I think we could invent some ranking procedure. But to do that, the vague wording of B regarding the Relative Criteria ("These are in descending priority. They should be fulfilled as much as possible.") must be translated to a specific ranking algorithm. It must be clear what is "better":

* one score difference of 2 and one of 0 OR two score differences of 1
* one violation of B5 OR instead two violations of B6
* ...

One way to go might be to assign four numerical values to each set of pairings. The first value must be a representation of B3 violation (for instance the sum of score differences over all pairings), the second value stands for B4 violation, the third for B5 violation (for instance number of single pairings not fulfilling B5), the forth for B6 violation.

When comparing different sets of pairings, we start with the value of B3 violation and choose the set of pairings with the lowest value. If there is more than one set of pairings with that value, we compare the second value, and so on.

But again, this is just brainstorming.

drbean
12-10-2007, 01:29 PM
I think the second point is the more important one. In a heteregenous group we already know that players from S1 can't or shouldn't be paired against each other. Therefore exchanges aren't useful.

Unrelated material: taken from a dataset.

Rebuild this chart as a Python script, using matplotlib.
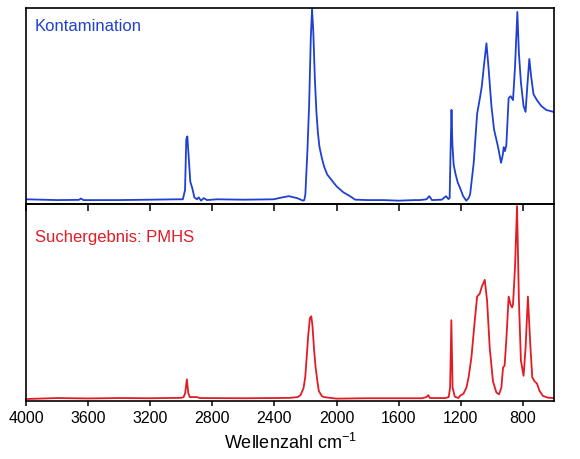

Yes, that was my idea. But it seems to be a (maybe fruitless) attempt to invent an (cleaner) alternative to C04, which arrives at those results C04 is meant to arrive at.

Ahh, another attempt to reconstruct C04? ;-)

I think we could invent some ranking procedure. But to do that, the vague wording of B regarding the Relative Criteria ("These are in descending priority. They should be fulfilled as much as possible.") must be translated to a specific ranking algorithm. It must be clear what is "better":

* one score difference of 2 and one of 0 OR two score differences of 1
* one violation of B5 OR instead two violations of B6
* ...

One way to go might be to assign four numerical values to each set of pairings. The first value must be a representation of B3 violation (for instance the sum of score differences over all pairings), the second value stands for B4 violation, the third for B5 violation (for instance number of single pairings not fulfilling B5), the forth for B6 violation.

When comparing different sets of pairings, we start with the value of B3 violation and choose the set of pairings with the lowest value. If there is more than one set of pairings with that value, we compare the second value, and so on.

But again, this is just brainstorming.

C04 is like the wheels in an odometer. One wheel spins around one complete revolution for each single step that the wheel on the left of it (the procedure below it) takes.

C04 is like doing an arithmetical operation on some numbers, then doing the same operation in order on all the numbers lower than these numbers and then stopping when the answer is the same as the answer we first got.